Sempre nel 1954 partecipa anche a Ulisse di Mario Camerini, una delle prime grandi produzioni mitologiche internazionali girate a Cinecittà, al fianco di Kirk Douglas. Il film, ispirato all’Odissea omerica, unisce lo spirito hollywoodiano al gusto scenografico italiano, aprendo la strada al filone dei cosiddetti “peplum”. Quinn interpreta un vigoroso e tragico Antinoo, principe dei Proci, figura arrogante e condannata, che si oppone al ritorno dell’eroe con tracotanza e destino segnato. La sua presenza scenica, anche in un ruolo secondario, impone forza, tensione e un senso di classicità drammatica che rimane scolpito nell’immaginario. Ma è solo l’inizio.
Nel medesimo anno, torna a Cinecittà per La strada di Federico Fellini, un film che segna una svolta epocale nella storia del cinema italiano e internazionale. In questo capolavoro del 1954, Quinn dà corpo al celebre Zampanò, domatore di strada, bruto dalla sensibilità nascosta, incarnazione di un’umanità dolente e selvaggia. Il personaggio, costruito con pochi gesti ma di una potenza ancestrale, diventa simbolo della solitudine maschile, dell’ incapacità di amare e di chiedere perdono. La pellicola, vincitrice dell’Oscar al miglior film straniero, sancisce non solo l’affermazione del genio felliniano, ma anche il pieno ingresso di Quinn nel pantheon dei grandi interpreti tragici del Novecento.
A Cinecittà Anthony Quinn impara l’arte dell’attesa e del caos. Ricorda spesso come sul set del maestro di Rimini si possano passare ore senza girare una scena, per poi ritrovarsi improvvisamente immersi in un flusso di immagini visionarie.
“Fellini mi lascia libero, ma pretende che ogni gesto sia necessario. Ho imparato a spogliare il mio gioco da attore, a restare nudo davanti alla macchina da presa.”
Il sodalizio con la capitale del cinema italiano si consolida negli anni Sessanta con Barabba (1961) di Richard Fleischer, girato in gran parte negli studi romani, e con altre coproduzioni che lo vedono protagonista di ruoli intensi e archetipici. È proprio a Cinecittà che Quinn conosce la bellezza di un cinema che non ha fretta, che plasma i personaggi come creta, che parla tutte le lingue e le reinventa. Un cinema che, come lui, non ama le gabbie.

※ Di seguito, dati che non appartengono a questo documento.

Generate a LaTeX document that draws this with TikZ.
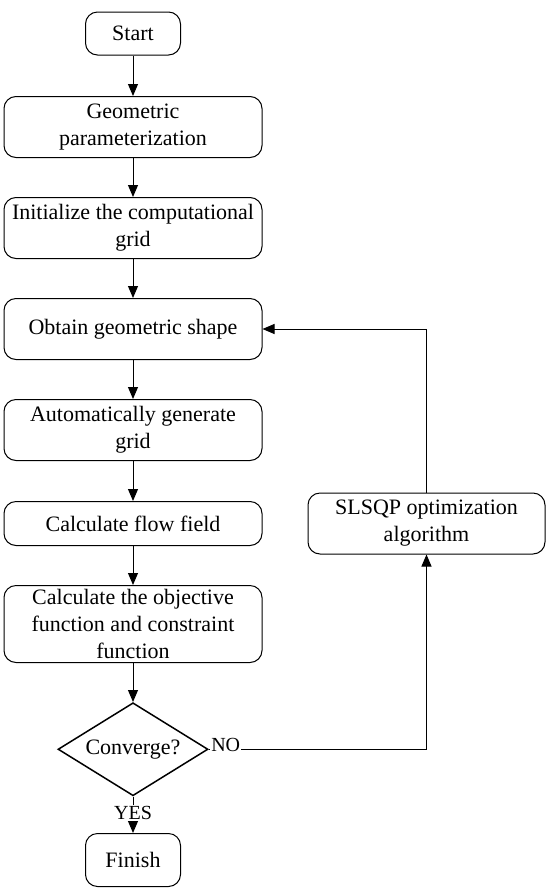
\documentclass[tikz,border=0pt]{standalone}
\usepackage{fontspec}
\setmainfont{Liberation Serif}
\usetikzlibrary{arrows.meta,positioning,shapes.geometric}

\begin{document}
\begin{tikzpicture}[
  x=1pt, y=1pt,
  node distance=39pt,
  font=\fontsize{22}{27}\selectfont,
  box/.style={rectangle, rounded corners=12pt, draw, line width=1pt, align=center, minimum width=258pt, minimum height=61pt, inner xsep=2pt, inner ysep=1pt},
  termbox/.style={rectangle, rounded corners=12pt, draw, line width=1pt, align=center, minimum width=95pt, minimum height=43pt},
  decision/.style={diamond, draw, line width=1.5pt, shape aspect=1.6, inner sep=0pt, minimum width=150pt, minimum height=93pt},
  lbl/.style={font=\fontsize{20}{22}\selectfont, inner sep=1pt},
  arrow/.style={-{Triangle[length=12pt,width=10pt]}, line width=1pt}
]
\useasboundingbox (0,0) rectangle (550,-892);

\node[termbox] (start) at (133,-33.5) {Start};
\node[box, below=40.5pt of start] (param) {Geometric\\parameterization};
\node[box, below=of param] (init) {Initialize the computational\\grid};
\node[box, below=of init] (shape) {Obtain geometric shape};
\node[box, below=of shape] (mesh) {Automatically generate\\grid};
\node[box, below=40pt of mesh, minimum height=44pt] (flow) {Calculate flow field};
\node[box, below=of flow, minimum height=77pt] (objective) {Calculate the objective\\function and constraint\\function};
\node[decision, below=of objective] (conv) {Converge?};
\node[termbox, below=36.5pt of conv, minimum height=53pt] (finish) {Finish};

\node[box, right=45pt of flow, minimum width=237pt, minimum height=61pt] (slsqp) {SLSQP optimization\\algorithm};

\draw[arrow] (start) -- (param);
\draw[arrow] (param) -- (init);
\draw[arrow] (init) -- (shape);
\draw[arrow] (shape) -- (mesh);
\draw[arrow] (mesh) -- (flow);
\draw[arrow] (flow) -- (objective);
\draw[arrow] (objective) -- (conv);
\draw[arrow] (conv) -- node[lbl, fill=white, pos=0.45] {YES} (finish);

\draw[arrow] (conv.east) -| node[lbl, fill=white, pos=0, anchor=base west, xshift=1pt, yshift=-2pt] {NO} (slsqp.south);
\draw[arrow] (slsqp.north) |- (shape.east);

\end{tikzpicture}
\end{document}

Il legame con l’Italia, e con Roma in particolare, non è solo artistico. Quinn ama la città, il suo disordine, la sua teatralità quotidiana. Ha affittato una villa sull’Appia Antica e la sera ama camminare lungo il Tevere o nei vicoli di Trastevere, senza scorta, mescolandosi alla gente. È adottato dai romani, che lo salutano con un affetto ruvido, familiare. “Ah Antò, ma che ce fai stasera?” gli gridano dai bar. E lui risponde con un sorriso stanco, di chi ha vissuto mille vite e mille notti.
Il rapporto con Cinecittà si rafforza anche nei decenni successivi, quando torna per interpretare ruoli da patriarca, da re spodestato, da vecchio saggio. È un cinema che cambia, ma per Quinn ha ancora il respiro largo delle grandi storie.
“Qui i sogni hanno mura di cartapesta, ma l’anima è vera” dice in un’intervista del 1987, durante le riprese di una coproduzione italo-americana.
Negli ultimi anni della sua vita, Anthony Quinn ha continuato a lavorare, a dipingere, a raccontarsi. Anche quando il passo si è fatto incerto e la voce più sommessa, ha mantenuto intatto il fuoco che lo ha sempre spinto. Si è spento il 3 giugno 2001, a Boston, all’età di 86 anni, circondato dalla sua numerosa famiglia. La sua eredità, però, non ha conosciuto silenzio.
Oggi, ricordare Anthony Quinn a 110 anni dalla nascita significa celebrare non solo un attore, ma un modo di stare al mondo: appassionato, contraddittorio, ardente. Un uomo che non ha mai smesso di cercare la bellezza, anche nelle sue forme più oscure. E che a Cinecittà ha trovato non solo un set, ma una casa temporanea, un luogo dove può essere tutto ciò che è: migrante e re, bruto e poeta.